**SHORT EXERCISE:** Quote word for word the lines below, beginning with the first and ending with the one that has "from matplotlib.ticker import". Drop the pictures.

**SOURCE DATA:**

══════════════════════════════

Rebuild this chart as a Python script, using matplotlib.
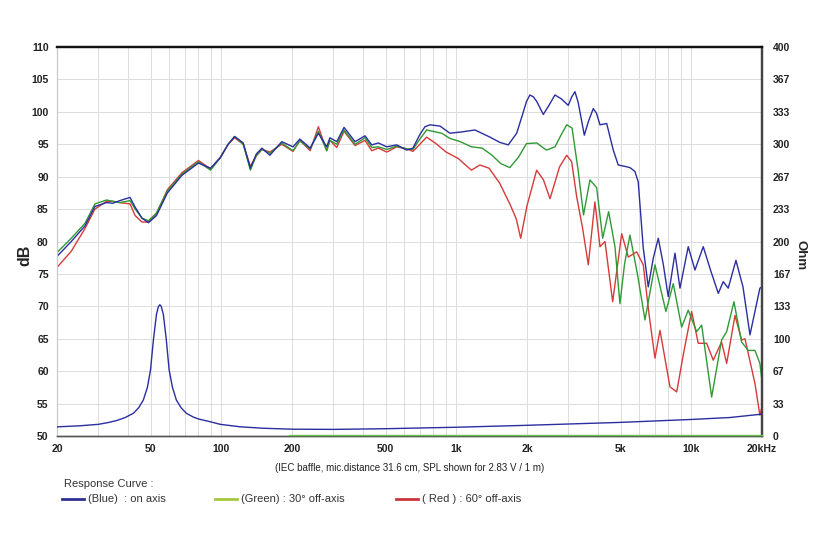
import numpy as np
import matplotlib
matplotlib.use("Agg")
import matplotlib.pyplot as plt
from matplotlib.ticker import FixedLocator, NullFormatter

# frequency response, dB SPL
blue_f = [20, 23, 26.3, 29, 32.5, 34.6, 37, 40.9, 43, 46,
          49, 53, 59, 68, 80, 90, 99, 107, 114, 124,
          133, 141, 149, 161, 181, 202, 216, 239, 259, 281,
          290, 310, 333, 371, 409, 437, 466, 506, 558, 615,
          654, 700, 736, 773, 853, 940, 1054, 1201, 1391, 1530,
          1664, 1808, 1930, 1990, 2058, 2130, 2200, 2346, 2480, 2630,
          2800, 2996, 3100, 3200, 3300, 3507, 3650, 3828, 3950, 4089,
          4366, 4657, 4889, 5200, 5484, 5759, 5947, 6248, 6562, 6900,
          7238, 7600, 7980, 8526, 8954, 9708, 10368, 11246, 12100, 13032,
          13680, 14365, 15492, 16600, 17777, 19590, 20000]
blue_db = [77.7, 80.0, 82.4, 85.4, 86.0, 85.9, 86.3, 86.8, 85.3, 83.6,
           82.9, 84.0, 87.5, 90.2, 92.1, 91.3, 92.9, 95.0, 96.2, 95.2,
           91.3, 93.5, 94.4, 93.3, 95.4, 94.6, 95.8, 94.4, 96.7, 94.6,
           96.0, 95.4, 97.6, 95.4, 96.3, 94.9, 95.2, 94.6, 94.9, 94.1,
           94.4, 96.5, 97.7, 98.0, 97.8, 96.7, 96.9, 97.2, 96.1, 95.3,
           94.9, 96.7, 100.0, 101.6, 102.6, 102.3, 101.6, 99.6, 101.0, 102.6,
           102.0, 101.0, 102.3, 103.1, 101.5, 96.4, 98.5, 100.5, 99.8, 98.0,
           98.2, 94.1, 91.8, 91.6, 91.4, 90.8, 89.2, 79.0, 73.0, 77.5,
           80.5, 76.5, 71.5, 78.2, 72.8, 79.2, 75.6, 79.2, 75.5, 72.0,
           73.8, 72.8, 77.1, 73.0, 65.6, 72.8, 73.0]

green_f = [20, 23, 26.3, 29, 32.5, 34.6, 37, 40.9, 43, 46,
           49, 53, 59, 68, 80, 90, 99, 107, 114, 124,
           133, 141, 149, 161, 181, 202, 216, 239, 259, 281,
           290, 310, 333, 371, 409, 437, 466, 506, 558, 615,
           654, 700, 748, 867, 940, 1040, 1160, 1290, 1420, 1550,
           1690, 1840, 1990, 2200, 2420, 2630, 2800, 2950, 3110, 3300,
           3480, 3706, 3958, 4198, 4450, 4735, 4972, 5200, 5484, 5900,
           6354, 7007, 7801, 8383, 9101, 9708, 10544, 11072, 12212, 13461,
           14148, 15192, 16376, 17482, 18666, 19590, 20000]
green_db = [78.3, 80.5, 82.8, 85.8, 86.4, 86.2, 86.0, 86.3, 85.0, 83.6,
            83.2, 84.4, 87.8, 90.4, 92.3, 91.0, 92.9, 95.0, 96.2, 95.0,
            91.0, 93.3, 94.2, 93.6, 95.2, 94.0, 95.5, 94.3, 97.0, 94.0,
            95.6, 95.0, 97.2, 95.0, 96.0, 94.5, 94.6, 94.2, 94.7, 94.3,
            94.2, 95.8, 97.2, 96.7, 95.9, 95.4, 94.6, 94.4, 93.3, 92.0,
            91.4, 93.0, 95.1, 95.2, 94.1, 94.6, 96.5, 98.0, 97.5, 91.0,
            84.1, 89.5, 88.3, 80.5, 84.6, 79.2, 70.4, 76.5, 81.0, 75.0,
            67.9, 76.4, 69.2, 73.5, 66.8, 69.4, 66.1, 67.1, 56.0, 64.8,
            66.1, 70.7, 64.5, 63.2, 63.2, 61.2, 58.5]

red_f = [20, 23, 26.3, 29, 32.5, 34.6, 37, 40.9, 43, 46,
         49, 53, 59, 68, 80, 90, 99, 107, 114, 124,
         133, 141, 149, 161, 181, 202, 216, 239, 259, 281,
         290, 310, 333, 371, 409, 437, 466, 506, 558, 615,
         654, 700, 748, 820, 905, 1020, 1160, 1260, 1380, 1530,
         1700, 1800, 1880, 2000, 2198, 2350, 2506, 2750, 2950, 3098,
         3254, 3450, 3646, 3891, 4089, 4294, 4630, 5057, 5396, 5857,
         6248, 6600, 7007, 7361, 8114, 8670, 9300, 10038, 10710, 11628,
         12404, 13461, 14148, 15348, 16376, 16929, 18666, 19590, 20000]
red_db = [76.0, 78.5, 82.0, 85.0, 86.2, 86.2, 86.0, 85.8, 84.0, 83.0,
          83.0, 84.3, 88.0, 90.6, 92.5, 91.2, 93.0, 95.0, 96.0, 95.0,
          91.6, 93.2, 94.2, 93.8, 95.0, 93.9, 95.6, 94.0, 97.7, 94.0,
          95.6, 94.5, 97.0, 94.8, 95.6, 94.0, 94.4, 93.8, 94.6, 94.3,
          93.9, 95.0, 96.1, 95.1, 93.8, 92.8, 91.0, 91.8, 91.3, 89.0,
          85.6, 83.5, 80.5, 85.5, 91.0, 89.5, 86.6, 91.5, 93.3, 92.3,
          86.9, 82.0, 76.4, 86.1, 79.2, 80.0, 70.7, 81.2, 77.6, 78.4,
          76.4, 69.0, 62.0, 66.3, 57.6, 56.8, 63.0, 69.2, 64.3, 64.3,
          61.7, 64.5, 61.2, 68.6, 64.8, 65.0, 58.1, 53.2, 54.5]

# impedance, ohm
imp_f = [20, 25, 30, 33, 36, 39, 42.3, 44.5, 46.6, 48.5, 50, 51.5, 53, 54, 54.8,
         55.6, 56.7, 58.3, 60, 62, 64.4, 67.5, 71, 76, 80, 89.6, 99,
         120, 150, 200, 300, 500, 1000, 2000, 5000, 10000, 14600, 20000]
imp_ohm = [9.4, 10.5, 12, 13.8, 16, 19, 23.4, 29, 37, 50, 68, 100, 125, 133, 135,
           133, 125, 100, 68, 50, 37, 29, 23.4, 19.5, 17.5, 14.7, 12,
           9.5, 8, 7, 6.8, 7.5, 9, 11, 14, 17, 19, 22.5]
imp2_f = [195, 20000]
imp2_ohm = [0.6, 0.6]

x_ticks = [20, 50, 100, 200, 500, 1000, 2000, 5000, 10000, 20000]
x_labels = ["20", "50", "100", "200", "500", "1k", "2k", "5k", "10k", "20kHz"]
db_ticks = list(range(50, 111, 5))
ohm_ticks = [400 / 12 * i for i in range(13)]
ohm_labels = ["0", "33", "67", "100", "133", "167", "200", "233", "267",
              "300", "333", "367", "400"]

fam = ["Liberation Sans Narrow", "Liberation Sans", "DejaVu Sans"]
plt.rcParams["font.family"] = fam

fig = plt.figure(figsize=(8.25, 5.5), dpi=100)
ax = fig.add_axes([57 / 825, 1 - 436 / 550, (762 - 57) / 825, (436 - 47) / 550])
ax.set_xscale("log")
ax.set_xlim(20, 20000)
ax.set_ylim(50, 110)
ax.set_yticks(db_ticks)
ax.set_xticks(x_ticks)
ax.set_xticklabels(x_labels)
minor = [m * d for d in (10, 100, 1000, 10000) for m in range(2, 10) if 20 < m * d < 20000]
ax.xaxis.set_minor_locator(FixedLocator(minor))
ax.xaxis.set_minor_formatter(NullFormatter())
ax.grid(which="both", color="#dcdcdc", lw=0.7)
ax.set_axisbelow(True)
ax.tick_params(which="both", length=0, labelsize=7.5, labelcolor="#222222", pad=6)
for lab in ax.get_xticklabels() + ax.get_yticklabels():
    lab.set_fontweight("bold")

ax.plot(red_f, red_db, color="#d8393a", lw=1.0, zorder=3)
ax.plot(green_f, green_db, color="#2f9a34", lw=1.0, zorder=4)
ax.plot(blue_f, blue_db, color="#2a2ea0", lw=1.0, zorder=5)

ax2 = ax.twinx()
ax2.set_ylim(0, 400)
ax2.set_yticks(ohm_ticks)
ax2.set_yticklabels(ohm_labels)
ax2.tick_params(length=0, labelsize=7.5, labelcolor="#222222", pad=8)
for lab in ax2.get_yticklabels():
    lab.set_fontweight("bold")
ax2.plot(imp_f, imp_ohm, color="#2a2ea0", lw=1.0, zorder=5)
ax2.plot(imp2_f, imp2_ohm, color="#6cc24a", lw=1.0, zorder=5, clip_on=False)

for a in (ax, ax2):
    a.spines["top"].set_color("#111111")
    a.spines["top"].set_linewidth(1.6)
    a.spines["left"].set_color("#c8c8c8")
    a.spines["left"].set_linewidth(0.8)
    a.spines["right"].set_color("#444444")
    a.spines["right"].set_linewidth(1.6)
    a.spines["bottom"].set_color("#555555")
    a.spines["bottom"].set_linewidth(1.0)

fig.text(25 / 825, 1 - 255 / 550, "dB", rotation=90, fontsize=11.5, fontweight="bold",
         ha="center", va="center", family=["Liberation Sans", "DejaVu Sans"], color="#222222")
fig.text(801 / 825, 1 - 255 / 550, "Ohm", rotation=270, fontsize=9.5, fontweight="bold",
         ha="center", va="center", family=["Liberation Sans", "DejaVu Sans"], color="#222222")

fig.text(410 / 825, 1 - 468 / 550, "(IEC baffle, mic.distance 31.6 cm, SPL shown for 2.83 V / 1 m)",
         fontsize=7, ha="center", va="center", color="#222222")

lf = ["Liberation Sans", "DejaVu Sans"]
fig.text(64 / 825, 1 - 484 / 550, "Response Curve :", fontsize=8, ha="left", va="center",
         family=lf, color="#333333")
legend_items = [(62, "#2e3192", "(Blue)  : on axis"),
                (215, "#a6c73a", "(Green) : 30\u00b0 off-axis"),
                (396, "#c8363c", "( Red ) : 60\u00b0 off-axis")]
for x0, col, txt in legend_items:
    yy = 1 - 499 / 550
    fig.add_artist(plt.Line2D([x0 / 825, (x0 + 22) / 825], [yy, yy], color=col, lw=2.0))
    fig.text((x0 + 26) / 825, yy, txt, fontsize=8, ha="left", va="center", family=lf, color="#333333")

fig.savefig("out.png", dpi=100)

══════════════════════════════

**SOLUTION FOR THIS TASK:**
Rebuild this chart as a Python script, using matplotlib.
import numpy as np
import matplotlib
matplotlib.use("Agg")
import matplotlib.pyplot as plt
from matplotlib.ticker import FixedLocator, NullFormatter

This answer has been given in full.